Sunnyvale (CA) – AMD has come up with a new technology that will allow the company to install 16 memory modules per CPU socket – instead of only 8 that are used with Opteron CPUs today.
The new technology, called G3MX, has been designed to address increasing memory needs especially in high-performance, multi-socket servers that are running memory intensive applications such as databases and virtualization software. AMD representatives told TG Daily that the company expects G3MX to appear in 4P+ systems, but they “could imagine” the technology to be used in 2P servers and workstations as well.
G3MX will not be immediately available, as it is developed to work with DDR3 memory and the processor generation following Barcelona. This next-next generation processor is not expected to be introduced before 2009. The technology to extend the server memory footprint is currently being developed in collaboration with IDT and Inphi, who are planning to sell G3MX components, AMD said.

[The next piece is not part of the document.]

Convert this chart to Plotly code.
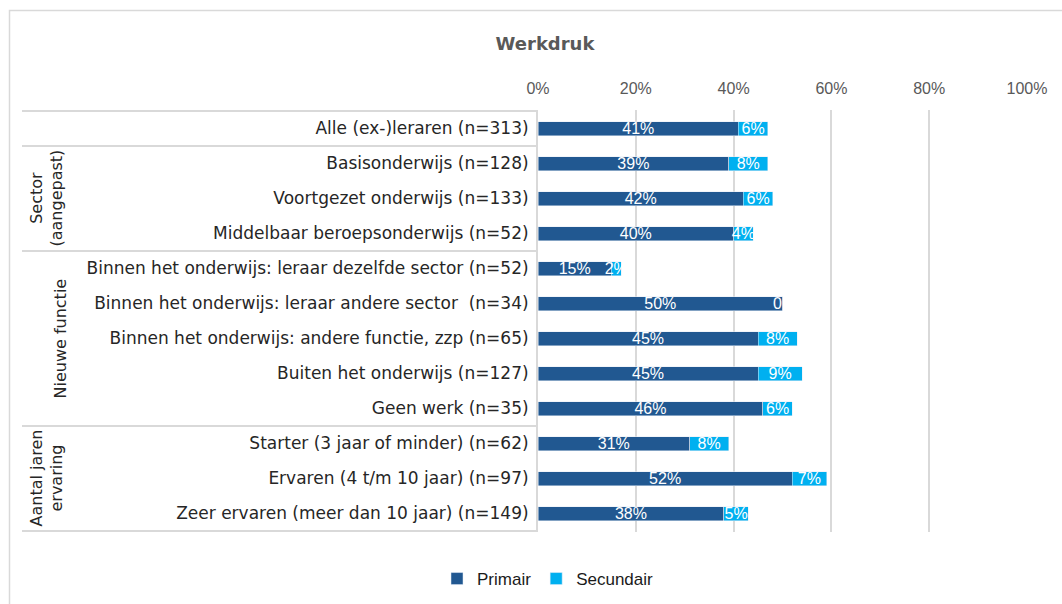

Intel currently has a clear advantage when it comes to pure memory capacity in server systems: While AMD is limited to 8 modules per CPU, Intel will support up to 32 modules with its upcoming Tigerton Xeon 7300 processor – however, Intel uses FB-DIMMs, which use more power than DDR3 devices and Intel still has a latency disadvantage when compared to the Opteron processor.
We will have to wait until 2009 to find out whether G3MX will translate into a competitive advantage for AMD or not.